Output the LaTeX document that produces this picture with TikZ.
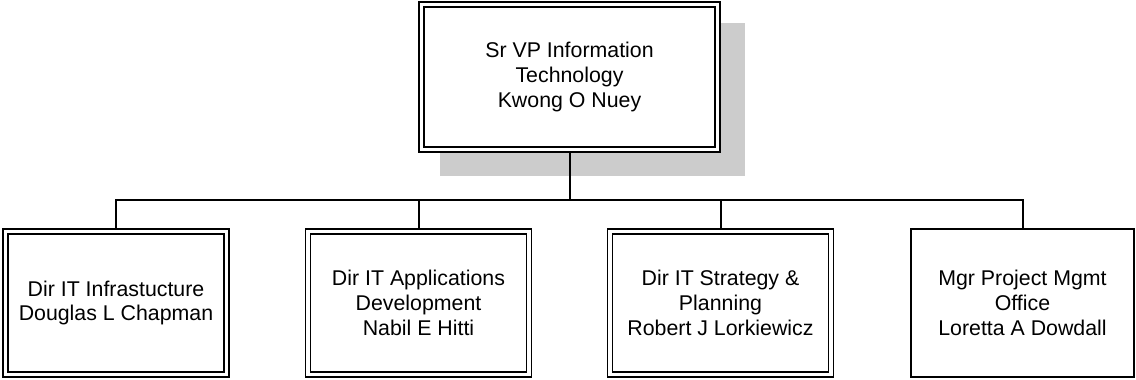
\documentclass[tikz,border=0pt]{standalone}
\usepackage{fontspec}
\setmainfont{Liberation Sans}
\usetikzlibrary{calc,backgrounds}
\newcommand{\orgfont}{\fontsize{16}{18.6}\selectfont}
\tikzset{every picture/.style={line width=1.5pt}}
\tikzset{
  orgbox/.style={draw, fill=white, align=center, font=\orgfont, inner sep=0pt},
  dblbox/.style={orgbox, double, double distance=2.6pt, line width=1.3pt, outer sep=2.6pt,
    minimum width=165.75pt, minimum height=107.25pt},
  topbox/.style={dblbox, minimum width=222pt, minimum height=108.75pt},
  plainbox/.style={orgbox, line width=1.5pt, minimum width=167.3pt, minimum height=111pt},
  link/.style={draw, line width=1.5pt}
}

\begin{document}
\begin{tikzpicture}[x=0.75pt,y=0.75pt,yscale=-1,xscale=1]
\useasboundingbox (0,0) rectangle (1136,379);

% Text Node
\node [topbox] (vp) at (569.5,77) {Sr VP Information\\Technology\\Kwong O Nuey};
%Shape: Shadow
\begin{scope}[on background layer]
\fill [gray!40] ($(vp.north west)+(22,22)$) rectangle ($(vp.south east)+(24,23)$);
\end{scope}

% Text Node
\node [dblbox] (infra) at (116,303) {Dir IT Infrastucture\\Douglas L Chapman};
% Text Node
\node [dblbox] (apps) at (418.5,303) {Dir IT Applications\\Development\\Nabil E Hitti};
% Text Node
\node [dblbox] (strat) at (720.5,303) {Dir IT Strategy \&\\Planning\\Robert J Lorkiewicz};
% Text Node
\node [plainbox] (pmo) at (1022.5,303) {Mgr Project Mgmt\\Office\\Loretta A Dowdall};

%Straight Lines
\coordinate (bus) at (569.5,200);
\draw [link] (vp.south) -- (bus);
\foreach \n in {infra,apps,strat,pmo}
  \draw [link] (bus) -| (\n.north);

\end{tikzpicture}
\end{document}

○ ○ ○ ○ ○ ○ ○

WHAT THIS TASK INVOLVES |
Exactly as they appear, print the lines of the listing above from its first line through the line that contains "(0,0) rectangle (1136,379);", minus the pictures.

OUTPUT BELOW |
Output the LaTeX document that produces this picture with TikZ.
\documentclass[tikz,border=0pt]{standalone}
\usepackage{fontspec}
\setmainfont{Liberation Sans}
\usetikzlibrary{calc,backgrounds}
\newcommand{\orgfont}{\fontsize{16}{18.6}\selectfont}
\tikzset{every picture/.style={line width=1.5pt}}
\tikzset{
  orgbox/.style={draw, fill=white, align=center, font=\orgfont, inner sep=0pt},
  dblbox/.style={orgbox, double, double distance=2.6pt, line width=1.3pt, outer sep=2.6pt,
    minimum width=165.75pt, minimum height=107.25pt},
  topbox/.style={dblbox, minimum width=222pt, minimum height=108.75pt},
  plainbox/.style={orgbox, line width=1.5pt, minimum width=167.3pt, minimum height=111pt},
  link/.style={draw, line width=1.5pt}
}

\begin{document}
\begin{tikzpicture}[x=0.75pt,y=0.75pt,yscale=-1,xscale=1]
\useasboundingbox (0,0) rectangle (1136,379);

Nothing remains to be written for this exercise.